* What to produce
Omit every picture, and retype the lines that run from the beginning of the data below through the line containing "const fluorittYTicks = [1, 0, -1, -2, -3, -4, -5];", inclusive.

* Dataset section
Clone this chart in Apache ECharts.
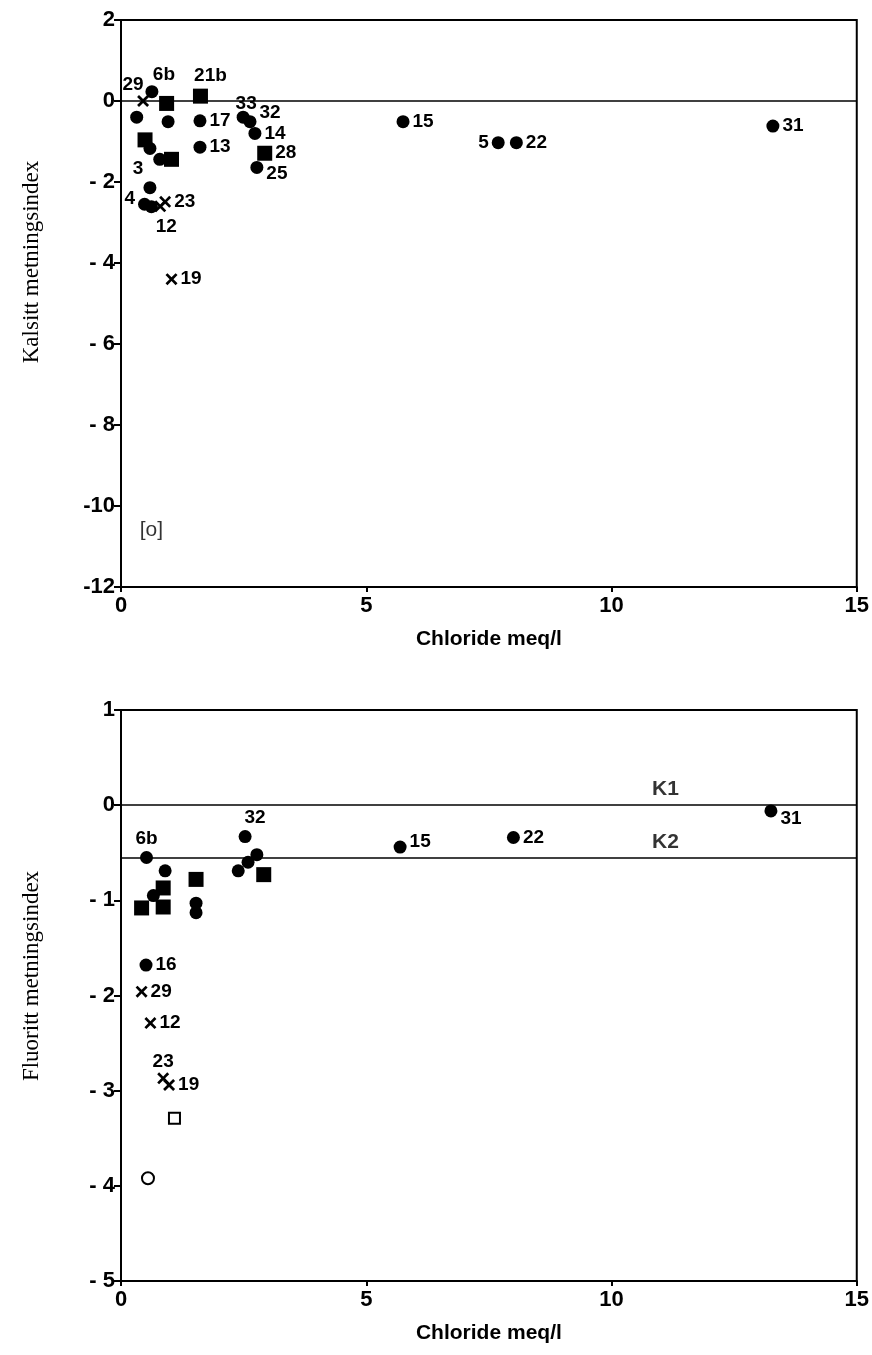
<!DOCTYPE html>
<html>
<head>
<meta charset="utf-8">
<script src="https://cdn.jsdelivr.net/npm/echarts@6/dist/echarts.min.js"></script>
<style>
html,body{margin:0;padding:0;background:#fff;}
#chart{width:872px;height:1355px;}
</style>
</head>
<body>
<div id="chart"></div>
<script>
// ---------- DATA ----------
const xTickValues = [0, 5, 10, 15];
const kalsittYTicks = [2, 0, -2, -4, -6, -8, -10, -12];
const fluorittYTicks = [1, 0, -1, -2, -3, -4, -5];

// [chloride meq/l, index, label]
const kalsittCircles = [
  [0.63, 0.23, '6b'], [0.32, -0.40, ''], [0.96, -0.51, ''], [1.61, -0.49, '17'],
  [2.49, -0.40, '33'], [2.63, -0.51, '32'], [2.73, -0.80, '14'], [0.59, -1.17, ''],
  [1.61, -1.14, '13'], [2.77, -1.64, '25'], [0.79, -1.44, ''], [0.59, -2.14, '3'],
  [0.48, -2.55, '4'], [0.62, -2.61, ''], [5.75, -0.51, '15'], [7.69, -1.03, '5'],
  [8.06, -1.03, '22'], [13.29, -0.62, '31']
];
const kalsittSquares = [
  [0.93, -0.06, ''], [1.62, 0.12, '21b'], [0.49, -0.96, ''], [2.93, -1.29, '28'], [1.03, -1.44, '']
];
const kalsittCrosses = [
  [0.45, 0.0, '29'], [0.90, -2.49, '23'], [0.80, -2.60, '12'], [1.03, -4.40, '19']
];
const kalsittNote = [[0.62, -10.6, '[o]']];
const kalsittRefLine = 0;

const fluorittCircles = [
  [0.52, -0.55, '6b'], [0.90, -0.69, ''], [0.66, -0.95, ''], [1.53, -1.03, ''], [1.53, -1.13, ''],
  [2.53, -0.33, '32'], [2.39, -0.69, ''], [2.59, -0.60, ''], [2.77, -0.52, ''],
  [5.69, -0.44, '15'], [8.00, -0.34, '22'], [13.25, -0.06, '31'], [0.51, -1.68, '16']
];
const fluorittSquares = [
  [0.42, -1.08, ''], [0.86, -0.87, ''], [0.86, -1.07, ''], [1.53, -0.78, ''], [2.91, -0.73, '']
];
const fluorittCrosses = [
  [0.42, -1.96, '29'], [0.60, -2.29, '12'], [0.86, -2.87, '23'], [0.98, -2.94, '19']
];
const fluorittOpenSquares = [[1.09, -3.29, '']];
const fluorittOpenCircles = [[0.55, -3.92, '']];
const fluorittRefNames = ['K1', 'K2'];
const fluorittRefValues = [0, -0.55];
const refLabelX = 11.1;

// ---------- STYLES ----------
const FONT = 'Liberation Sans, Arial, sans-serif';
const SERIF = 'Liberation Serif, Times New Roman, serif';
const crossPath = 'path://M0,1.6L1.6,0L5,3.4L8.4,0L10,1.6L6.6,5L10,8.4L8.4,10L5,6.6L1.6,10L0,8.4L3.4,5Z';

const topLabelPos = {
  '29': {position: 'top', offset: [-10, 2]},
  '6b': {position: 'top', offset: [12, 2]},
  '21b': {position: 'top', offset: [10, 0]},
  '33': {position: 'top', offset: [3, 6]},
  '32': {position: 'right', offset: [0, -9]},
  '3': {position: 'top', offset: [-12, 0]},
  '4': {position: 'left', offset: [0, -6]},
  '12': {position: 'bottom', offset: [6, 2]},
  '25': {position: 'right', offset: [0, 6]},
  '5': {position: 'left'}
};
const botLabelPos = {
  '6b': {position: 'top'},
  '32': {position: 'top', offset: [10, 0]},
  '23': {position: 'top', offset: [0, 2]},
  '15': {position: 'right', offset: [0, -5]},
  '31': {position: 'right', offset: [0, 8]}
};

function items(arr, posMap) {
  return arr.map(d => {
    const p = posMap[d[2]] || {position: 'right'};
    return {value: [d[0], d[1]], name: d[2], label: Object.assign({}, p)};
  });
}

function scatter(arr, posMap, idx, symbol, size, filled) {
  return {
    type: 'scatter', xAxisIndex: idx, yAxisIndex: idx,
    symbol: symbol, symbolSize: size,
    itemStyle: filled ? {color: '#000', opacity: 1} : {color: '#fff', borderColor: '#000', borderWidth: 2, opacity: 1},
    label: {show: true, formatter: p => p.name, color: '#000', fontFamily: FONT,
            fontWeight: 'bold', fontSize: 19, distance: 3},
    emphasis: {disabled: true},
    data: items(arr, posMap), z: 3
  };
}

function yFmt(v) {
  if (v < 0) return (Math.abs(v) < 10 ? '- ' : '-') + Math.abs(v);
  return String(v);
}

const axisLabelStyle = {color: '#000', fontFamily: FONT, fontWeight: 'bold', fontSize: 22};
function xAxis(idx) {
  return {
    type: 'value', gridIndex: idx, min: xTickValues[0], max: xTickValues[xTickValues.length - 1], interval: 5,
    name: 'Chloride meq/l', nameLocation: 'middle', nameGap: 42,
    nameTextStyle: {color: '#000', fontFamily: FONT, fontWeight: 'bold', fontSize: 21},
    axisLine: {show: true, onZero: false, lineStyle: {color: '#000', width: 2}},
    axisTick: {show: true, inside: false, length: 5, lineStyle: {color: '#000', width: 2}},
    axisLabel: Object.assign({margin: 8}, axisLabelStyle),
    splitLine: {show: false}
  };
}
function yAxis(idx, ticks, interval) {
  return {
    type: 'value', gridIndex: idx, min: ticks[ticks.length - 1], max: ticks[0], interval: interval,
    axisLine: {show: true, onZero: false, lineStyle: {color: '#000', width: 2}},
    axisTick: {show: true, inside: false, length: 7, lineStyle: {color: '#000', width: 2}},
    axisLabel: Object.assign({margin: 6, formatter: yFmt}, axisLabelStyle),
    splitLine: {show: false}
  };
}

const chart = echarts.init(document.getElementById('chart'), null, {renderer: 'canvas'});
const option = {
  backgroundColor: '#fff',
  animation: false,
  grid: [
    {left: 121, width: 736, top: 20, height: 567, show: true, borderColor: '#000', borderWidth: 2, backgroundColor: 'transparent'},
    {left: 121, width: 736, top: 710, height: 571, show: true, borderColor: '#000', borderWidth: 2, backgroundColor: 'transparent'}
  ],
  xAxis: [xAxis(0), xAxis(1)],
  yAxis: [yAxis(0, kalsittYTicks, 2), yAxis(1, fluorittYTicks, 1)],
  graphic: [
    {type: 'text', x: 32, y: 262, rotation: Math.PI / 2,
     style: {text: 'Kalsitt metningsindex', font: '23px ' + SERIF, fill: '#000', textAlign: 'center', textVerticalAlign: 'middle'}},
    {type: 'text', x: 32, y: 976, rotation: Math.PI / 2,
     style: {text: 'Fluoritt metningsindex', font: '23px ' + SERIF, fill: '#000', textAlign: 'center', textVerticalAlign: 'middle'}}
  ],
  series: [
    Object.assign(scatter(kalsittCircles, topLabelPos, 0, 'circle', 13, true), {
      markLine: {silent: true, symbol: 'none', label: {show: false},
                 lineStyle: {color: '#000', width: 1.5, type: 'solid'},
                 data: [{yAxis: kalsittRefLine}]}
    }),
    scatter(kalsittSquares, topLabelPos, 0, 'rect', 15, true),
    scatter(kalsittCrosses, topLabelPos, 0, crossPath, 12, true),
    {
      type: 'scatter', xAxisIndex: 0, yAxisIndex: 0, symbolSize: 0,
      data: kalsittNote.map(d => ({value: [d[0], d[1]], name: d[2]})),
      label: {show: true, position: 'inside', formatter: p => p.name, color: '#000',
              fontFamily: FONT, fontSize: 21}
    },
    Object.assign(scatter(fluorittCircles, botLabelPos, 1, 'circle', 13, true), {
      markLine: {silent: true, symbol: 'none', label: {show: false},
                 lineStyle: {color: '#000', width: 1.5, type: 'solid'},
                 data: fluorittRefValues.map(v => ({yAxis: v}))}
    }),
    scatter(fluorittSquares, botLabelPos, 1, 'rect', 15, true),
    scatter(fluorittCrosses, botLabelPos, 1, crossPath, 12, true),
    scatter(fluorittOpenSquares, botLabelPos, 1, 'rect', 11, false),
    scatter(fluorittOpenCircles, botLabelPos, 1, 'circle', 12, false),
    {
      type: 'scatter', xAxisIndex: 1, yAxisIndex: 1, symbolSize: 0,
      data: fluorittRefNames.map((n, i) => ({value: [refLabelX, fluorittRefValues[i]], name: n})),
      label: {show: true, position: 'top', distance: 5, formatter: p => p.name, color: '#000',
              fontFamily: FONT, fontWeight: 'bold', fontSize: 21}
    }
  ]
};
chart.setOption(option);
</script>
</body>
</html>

* Response
Clone this chart in Apache ECharts.
<!DOCTYPE html>
<html>
<head>
<meta charset="utf-8">
<script src="https://cdn.jsdelivr.net/npm/echarts@6/dist/echarts.min.js"></script>
<style>
html,body{margin:0;padding:0;background:#fff;}
#chart{width:872px;height:1355px;}
</style>
</head>
<body>
<div id="chart"></div>
<script>
// ---------- DATA ----------
const xTickValues = [0, 5, 10, 15];
const kalsittYTicks = [2, 0, -2, -4, -6, -8, -10, -12];
const fluorittYTicks = [1, 0, -1, -2, -3, -4, -5];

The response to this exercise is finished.